-- Task inputs --
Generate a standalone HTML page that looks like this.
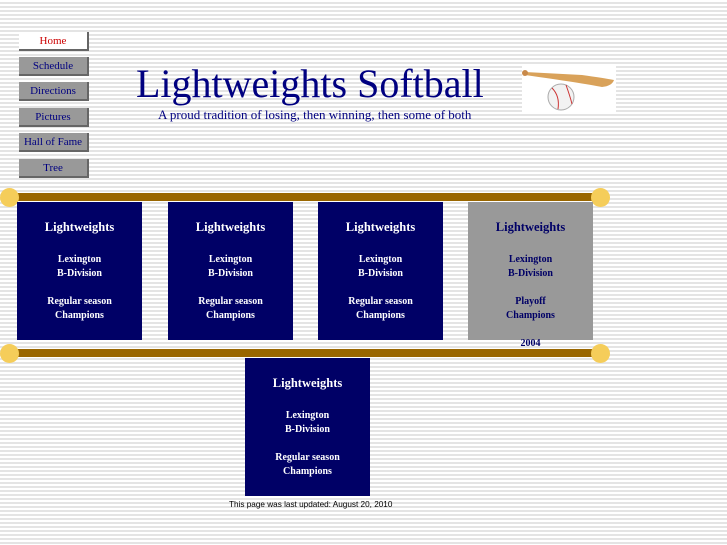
<!DOCTYPE html>
<html><head><style>
body{margin:0;width:727px;height:545px;overflow:hidden;position:relative;font-family:"Liberation Serif",serif;
background:repeating-linear-gradient(to bottom,#fff 0,#fff 2px,#e4e4e4 2px,#e4e4e4 4px);}
.nav{position:absolute;left:19px;width:68px;height:17px;background:#999;border-right:2px solid #666;border-bottom:2px solid #666;color:#000080;font-size:11px;text-align:center;line-height:18px;}
.bar{position:absolute;left:8px;width:593px;height:8px;background:#996600;}
.dot{position:absolute;width:19px;height:19px;border-radius:50%;background:#f5cd5a;}
.box{position:absolute;width:125px;height:138px;background:#000066;color:#fff;font-weight:bold;font-size:10px;text-align:center;}
.box .t{position:absolute;top:18px;width:100%;font-size:12.5px}
.box .a{position:absolute;top:51px;width:100%;line-height:14px}
.box .b{position:absolute;top:93px;width:100%;line-height:14px}
.box .y{position:absolute;top:135px;width:100%;line-height:14px}
</style></head><body>
<div class="nav" style="top:32px;background:#fff;color:#c00">Home</div>
<div class="nav" style="top:57px">Schedule</div>
<div class="nav" style="top:82px">Directions</div>
<div class="nav" style="top:108px">Pictures</div>
<div class="nav" style="top:133px">Hall of Fame</div>
<div class="nav" style="top:159px">Tree</div>
<div style="position:absolute;left:136px;top:61px;font-size:40px;color:#000080;white-space:nowrap;line-height:46px">Lightweights Softball</div>
<div style="position:absolute;left:158px;top:107px;font-size:13px;color:#000080;white-space:nowrap">A proud tradition of losing, then winning, then some of both</div>
<svg style="position:absolute;left:522px;top:66px" width="94" height="46">
<rect width="94" height="46" fill="#fff"/>
<path d="M3 6 L60 9 Q82 12 92 14 Q90 20 80 21 Q60 17 3 9Z" fill="#d9a25a"/>
<circle cx="3" cy="7" r="3" fill="#c8894a"/>
<circle cx="39" cy="31" r="13" fill="#f2f2f2" stroke="#aaa"/>
<path d="M30 22 Q38 30 36 43 M44 19 Q48 30 50 38" stroke="#c33" fill="none"/>
</svg>
<div class="bar" style="top:193px"></div>
<div class="dot" style="left:0;top:188px"></div><div class="dot" style="left:591px;top:188px"></div>
<div class="box" style="left:17px;top:202px"><div class="t">Lightweights</div><div class="a">Lexington<br>B-Division</div><div class="b">Regular season<br>Champions</div></div>
<div class="box" style="left:168px;top:202px"><div class="t">Lightweights</div><div class="a">Lexington<br>B-Division</div><div class="b">Regular season<br>Champions</div></div>
<div class="box" style="left:318px;top:202px"><div class="t">Lightweights</div><div class="a">Lexington<br>B-Division</div><div class="b">Regular season<br>Champions</div></div>
<div class="box" style="left:468px;top:202px;background:#999;color:#000066"><div class="t">Lightweights</div><div class="a">Lexington<br>B-Division</div><div class="b">Playoff<br>Champions</div><div class="y">2004</div></div>
<div class="bar" style="top:349px"></div>
<div class="dot" style="left:0;top:344px"></div><div class="dot" style="left:591px;top:344px"></div>
<div class="box" style="left:245px;top:358px"><div class="t">Lightweights</div><div class="a">Lexington<br>B-Division</div><div class="b">Regular season<br>Champions</div></div>
<div style="position:absolute;left:229px;top:500px;font-family:'Liberation Sans',sans-serif;font-size:8.2px;color:#000">This page was last updated: August 20, 2010</div>
</body></html>
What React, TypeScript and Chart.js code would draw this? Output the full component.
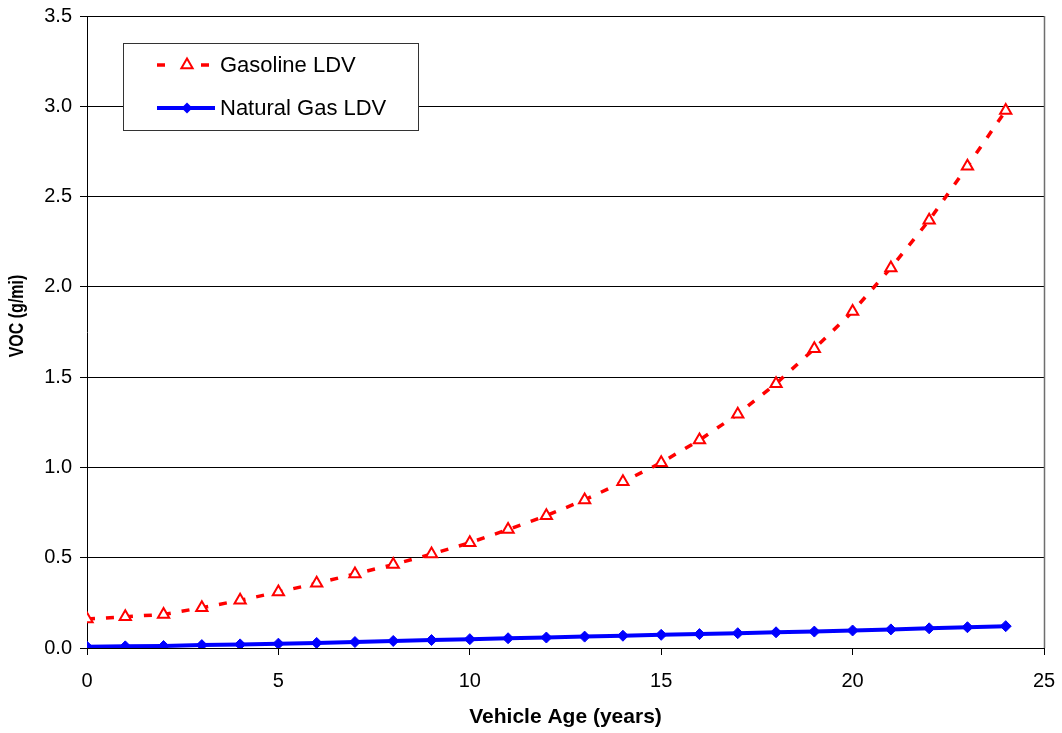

-- Work to be completed --
Every entry must be reproduced exactly, with the images left out.

-- Answer to the exercise --
Generate a standalone HTML page that looks like this.
<!DOCTYPE html>
<html><head><style>
body{margin:0;width:727px;height:545px;overflow:hidden;position:relative;font-family:"Liberation Serif",serif;
background:repeating-linear-gradient(to bottom,#fff 0,#fff 2px,#e4e4e4 2px,#e4e4e4 4px);}
.nav{position:absolute;left:19px;width:68px;height:17px;background:#999;border-right:2px solid #666;border-bottom:2px solid #666;color:#000080;font-size:11px;text-align:center;line-height:18px;}
.bar{position:absolute;left:8px;width:593px;height:8px;background:#996600;}
.dot{position:absolute;width:19px;height:19px;border-radius:50%;background:#f5cd5a;}
.box{position:absolute;width:125px;height:138px;background:#000066;color:#fff;font-weight:bold;font-size:10px;text-align:center;}
.box .t{position:absolute;top:18px;width:100%;font-size:12.5px}
.box .a{position:absolute;top:51px;width:100%;line-height:14px}
.box .b{position:absolute;top:93px;width:100%;line-height:14px}
.box .y{position:absolute;top:135px;width:100%;line-height:14px}
</style></head><body>
<div class="nav" style="top:32px;background:#fff;color:#c00">Home</div>
<div class="nav" style="top:57px">Schedule</div>
<div class="nav" style="top:82px">Directions</div>
<div class="nav" style="top:108px">Pictures</div>
<div class="nav" style="top:133px">Hall of Fame</div>
<div class="nav" style="top:159px">Tree</div>
<div style="position:absolute;left:136px;top:61px;font-size:40px;color:#000080;white-space:nowrap;line-height:46px">Lightweights Softball</div>
<div style="position:absolute;left:158px;top:107px;font-size:13px;color:#000080;white-space:nowrap">A proud tradition of losing, then winning, then some of both</div>
<svg style="position:absolute;left:522px;top:66px" width="94" height="46">
<rect width="94" height="46" fill="#fff"/>
<path d="M3 6 L60 9 Q82 12 92 14 Q90 20 80 21 Q60 17 3 9Z" fill="#d9a25a"/>
<circle cx="3" cy="7" r="3" fill="#c8894a"/>
<circle cx="39" cy="31" r="13" fill="#f2f2f2" stroke="#aaa"/>
<path d="M30 22 Q38 30 36 43 M44 19 Q48 30 50 38" stroke="#c33" fill="none"/>
</svg>
<div class="bar" style="top:193px"></div>
<div class="dot" style="left:0;top:188px"></div><div class="dot" style="left:591px;top:188px"></div>
<div class="box" style="left:17px;top:202px"><div class="t">Lightweights</div><div class="a">Lexington<br>B-Division</div><div class="b">Regular season<br>Champions</div></div>
<div class="box" style="left:168px;top:202px"><div class="t">Lightweights</div><div class="a">Lexington<br>B-Division</div><div class="b">Regular season<br>Champions</div></div>
<div class="box" style="left:318px;top:202px"><div class="t">Lightweights</div><div class="a">Lexington<br>B-Division</div><div class="b">Regular season<br>Champions</div></div>
<div class="box" style="left:468px;top:202px;background:#999;color:#000066"><div class="t">Lightweights</div><div class="a">Lexington<br>B-Division</div><div class="b">Playoff<br>Champions</div><div class="y">2004</div></div>
<div class="bar" style="top:349px"></div>
<div class="dot" style="left:0;top:344px"></div><div class="dot" style="left:591px;top:344px"></div>
<div class="box" style="left:245px;top:358px"><div class="t">Lightweights</div><div class="a">Lexington<br>B-Division</div><div class="b">Regular season<br>Champions</div></div>
<div style="position:absolute;left:229px;top:500px;font-family:'Liberation Sans',sans-serif;font-size:8.2px;color:#000">This page was last updated: August 20, 2010</div>
</body></html>
What React, TypeScript and Chart.js code would draw this? Output the full component.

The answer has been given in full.